There is something quietly radical about a symphonic metal record that opens with restraint. The debut release from Chicago-based project Eternal Recurrence does not arrive with walls of orchestral sample libraries or the sweeping, synthetic grandeur that has come to define so much of the genre. Instead, it introduces itself the way a chamber ensemble does with clarity, intention, and the subtle, irreplaceable warmth of real human hands on real instruments. Founded in 2025 by composer and multi-instrumentalist C. Alex Luke, Eternal Recurrence began with a conviction that has become almost countercultural in the current musical landscape: that the human element in performance is not a limitation to be corrected by technology, but a feature worth protecting. In an era when AI-generated music and dense orchestral samples have flooded the production pipeline, Luke built this project around the opposite impulse, assembling a live chamber string ensemble and integrating it into full, aggressive metal arrangements. The result is a five-track debut that feels both deeply considered and disarmingly alive.

The ensemble at the heart of the record: German Dmitriev on violins, Steven Schumann on cellos, Maciek Szczyciński on double bass, and Luke himself on piano, is not window dressing layered over a metal record. It is the architectural core. The strings breathe, bend, and push back against the heavy guitar work and technical drumming in ways that sampled orchestration simply cannot replicate. There is friction here, and there is tenderness, and occasionally the two qualities live inside the same phrase. This is chamber music philosophy applied to metal: small forces, close listening, expressive specificity. The influences Luke draws from- Kamelot, Epica, Opeth, Dream Theater, and Revocation are legible throughout the record, but they are not worn on the sleeve in any obvious way. The progressive architecture of Dream Theater and the melodic drama of Kamelot surface in the compositional structure, while Opeth's willingness to let silence and dynamics do the heavy lifting is evident in the way the arrangements breathe between sections. Revocation's technical edge sharpens the guitar work without tipping into excess.
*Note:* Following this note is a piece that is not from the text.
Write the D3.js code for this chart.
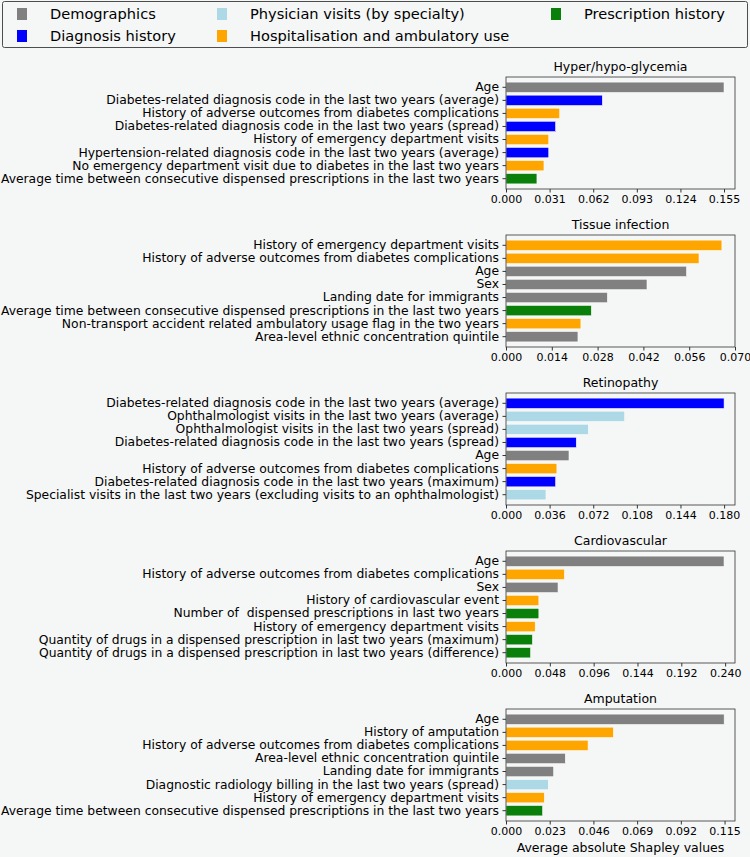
<!DOCTYPE html>
<html>
<head>
<meta charset="utf-8">
<script src="https://cdn.jsdelivr.net/npm/d3@7"></script>
<style>
  body { margin: 0; background: #f5f6f6; }
  text { font-family: "DejaVu Sans", sans-serif; fill: #000; }
</style>
</head>
<body>
<div id="chart"></div>
<script>
// legend groups and colours
var groups = ["Demographics", "Diagnosis history", "Physician visits (by specialty)", "Hospitalisation and ambulatory use", "Prescription history"];
var groupColors = ["#808080", "#0000ff", "#add8e6", "#ffa500", "#0a800a"];

var titles = ["Hyper/hypo-glycemia", "Tissue infection", "Retinopathy", "Cardiovascular", "Amputation"];

var glycLabels = ["Age", "Diabetes-related diagnosis code in the last two years (average)", "History of adverse outcomes from diabetes complications", "Diabetes-related diagnosis code in the last two years (spread)", "History of emergency department visits", "Hypertension-related diagnosis code in the last two years (average)", "No emergency department visit due to diabetes in the last two years", "Average time between consecutive dispensed prescriptions in the last two years"];
var glycValues = [0.155, 0.0685, 0.0382, 0.0353, 0.0304, 0.0304, 0.0270, 0.0220];
var glycGroups = [0, 1, 3, 1, 3, 1, 3, 4];
var glycTicks = ["0.000", "0.031", "0.062", "0.093", "0.124", "0.155"];

var tissueLabels = ["History of emergency department visits", "History of adverse outcomes from diabetes complications", "Age", "Sex", "Landing date for immigrants", "Average time between consecutive dispensed prescriptions in the last two years", "Non-transport accident related ambulatory usage flag in the two years", "Area-level ethnic concentration quintile"];
var tissueValues = [0.0660, 0.0590, 0.0552, 0.0431, 0.0310, 0.0261, 0.0229, 0.0220];
var tissueGroups = [3, 3, 0, 0, 0, 4, 3, 0];
var tissueTicks = ["0.000", "0.014", "0.028", "0.042", "0.056", "0.070"];

var retinoLabels = ["Diabetes-related diagnosis code in the last two years (average)", "Ophthalmologist visits in the last two years (average)", "Ophthalmologist visits in the last two years (spread)", "Diabetes-related diagnosis code in the last two years (spread)", "Age", "History of adverse outcomes from diabetes complications", "Diabetes-related diagnosis code in the last two years (maximum)", "Specialist visits in the last two years (excluding visits to an ophthalmologist)"];
var retinoValues = [0.180, 0.098, 0.068, 0.058, 0.052, 0.042, 0.041, 0.033];
var retinoGroups = [1, 2, 2, 1, 0, 3, 1, 2];
var retinoTicks = ["0.000", "0.036", "0.072", "0.108", "0.144", "0.180"];

var cardioLabels = ["Age", "History of adverse outcomes from diabetes complications", "Sex", "History of cardiovascular event", "Number of  dispensed prescriptions in last two years", "History of emergency department visits", "Quantity of drugs in a dispensed prescription in last two years (maximum)", "Quantity of drugs in a dispensed prescription in last two years (difference)"];
var cardioValues = [0.2388, 0.064, 0.057, 0.036, 0.036, 0.032, 0.029, 0.027];
var cardioGroups = [0, 3, 0, 3, 4, 3, 4, 4];
var cardioTicks = ["0.000", "0.048", "0.096", "0.144", "0.192", "0.240"];

var amputLabels = ["Age", "History of amputation", "History of adverse outcomes from diabetes complications", "Area-level ethnic concentration quintile", "Landing date for immigrants", "Diagnostic radiology billing in the last two years (spread)", "History of emergency department visits", "Average time between consecutive dispensed prescriptions in the last two years"];
var amputValues = [0.1148, 0.0565, 0.0432, 0.0312, 0.0251, 0.0223, 0.0202, 0.0193];
var amputGroups = [0, 3, 3, 0, 0, 2, 3, 4];
var amputTicks = ["0.000", "0.023", "0.046", "0.069", "0.092", "0.115"];

// upper end of each x axis
var xMax = [0.1628, 0.0700, 0.1890, 0.2508, 0.1205];

var panels = [
  {labels: glycLabels, values: glycValues, groups: glycGroups, ticks: glycTicks},
  {labels: tissueLabels, values: tissueValues, groups: tissueGroups, ticks: tissueTicks},
  {labels: retinoLabels, values: retinoValues, groups: retinoGroups, ticks: retinoTicks},
  {labels: cardioLabels, values: cardioValues, groups: cardioGroups, ticks: cardioTicks},
  {labels: amputLabels, values: amputValues, groups: amputGroups, ticks: amputTicks}
];

var width = 750, height = 857;
var axLeft = 506, axRight = 735;
var axTop0 = 77, axGap = 158, axH = 112;

var svg = d3.select("#chart").append("svg")
    .attr("width", width)
    .attr("height", height)

svg.append("rect")
    .attr("width", width)
    .attr("height", height)
    .attr("fill", "#f5f6f6")

// legend
var legend = svg.append("g")
legend.append("rect")
    .attr("x", 2.5).attr("y", 1.5)
    .attr("width", 745).attr("height", 46)
    .attr("rx", 2)
    .attr("fill", "#f5f6f6")
    .attr("stroke", "#4d4d4d")
    .attr("stroke-width", 1)

var legendPos = [[0, 0], [0, 1], [1, 0], [1, 1], [2, 0]];
var colX = [17, 217, 551];
var legItem = legend.selectAll("g.item")
    .data(groups)
    .enter().append("g")
    .attr("class", "item")
    .attr("transform", function(d, i) {
        return "translate(" + colX[legendPos[i][0]] + "," + (14 + legendPos[i][1] * 22) + ")";
    })
legItem.append("rect")
    .attr("x", 0).attr("y", -6)
    .attr("width", 10).attr("height", 12)
    .attr("fill", (d, i) => groupColors[i])
legItem.append("text")
    .attr("x", 33)
    .attr("dy", "0.36em")
    .attr("font-size", 14.6)
    .text(d => d)

panels.forEach(function(p, k) {
  var top = axTop0 + k * axGap;
  var g = svg.append("g");

  var x = d3.scaleLinear().domain([0, xMax[k]]).range([axLeft, axRight]);
  var y = d3.scaleBand().domain(d3.range(p.values.length))
      .range([top, top + axH])
      .paddingInner(0.2)
      .paddingOuter(0.39);

  g.append("rect")
      .attr("x", axLeft).attr("y", top)
      .attr("width", axRight - axLeft).attr("height", axH)
      .attr("fill", "#f5f6f6")

  g.selectAll("rect.bar")
      .data(p.values)
      .enter().append("rect")
      .attr("class", "bar")
      .attr("x", x(0))
      .attr("y", (d, i) => y(i))
      .attr("width", d => x(d) - x(0))
      .attr("height", y.bandwidth())
      .attr("fill", (d, i) => groupColors[p.groups[i]])
      .attr("stroke", "#ffffff")
      .attr("stroke-width", 0.6)

  var tickVals = p.ticks.map(Number);
  var xAxis = d3.axisBottom(x).tickValues(tickVals)
      .tickFormat((d, i) => p.ticks[i])
      .tickSize(3.5).tickPadding(3);
  var ax = g.append("g")
      .attr("transform", "translate(0," + (top + axH) + ")")
      .call(xAxis)
  ax.select(".domain").remove();
  ax.selectAll("line").attr("stroke", "#000").attr("stroke-width", 0.8);
  ax.selectAll("text").attr("font-size", 11).attr("font-family", "DejaVu Sans");

  var yAxis = d3.axisLeft(y).tickFormat((d, i) => p.labels[i]).tickSize(3.5).tickPadding(3.5);
  var ay = g.append("g")
      .attr("transform", "translate(" + axLeft + ",0)")
      .call(yAxis)
  ay.select(".domain").remove();
  ay.selectAll("line").attr("stroke", "#000").attr("stroke-width", 0.8);
  ay.selectAll("text").attr("font-size", 12.35).attr("font-family", "DejaVu Sans")
      .style("white-space", "pre");

  g.append("rect")
      .attr("x", axLeft).attr("y", top)
      .attr("width", axRight - axLeft).attr("height", axH)
      .attr("fill", "none")
      .attr("stroke", "#333")
      .attr("stroke-width", 0.8)

  g.append("text")
      .attr("x", (axLeft + axRight) / 2)
      .attr("y", top - 6)
      .attr("text-anchor", "middle")
      .attr("font-size", 12.5)
      .text(titles[k])
});

svg.append("text")
    .attr("x", (axLeft + axRight) / 2)
    .attr("y", axTop0 + 4 * axGap + axH + 31)
    .attr("text-anchor", "middle")
    .attr("font-size", 12.5)
    .text("Average absolute Shapley values")
</script>
</body>
</html>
What's notable is how thoroughly these reference points have been digested rather than imitated.

Precious Stones, the EP's opener, sets the tone efficiently. It is a statement of purpose as much as a song, while establishing the interplay between strings and metal instrumentation that will govern the rest of the record, while hinting at the thematic and philosophical territory the album will eventually claim. 8 by 8 pushes further into technical complexity, with a kind of mathematical intensity that recalls progressive metal at its most compositionally rigorous, while the chamber ensemble keeps the whole thing grounded in something emotionally legible. Amor Fati is perhaps the record's most immediate piece, and its title is telling. Amor fati, translated as love of fate, the Nietzschean acceptance of one's existence in its entirety and it fits naturally into the album's broader conceptual framework. The track itself feels like a turning point, a moment where the emotional stakes of the project come into sharpest focus. There is genuine beauty here, and genuine weight. Relativity extends that mood into something more expansive and searching, exploring the tension between abstraction and felt human experience in ways that are more emotional than programmatic.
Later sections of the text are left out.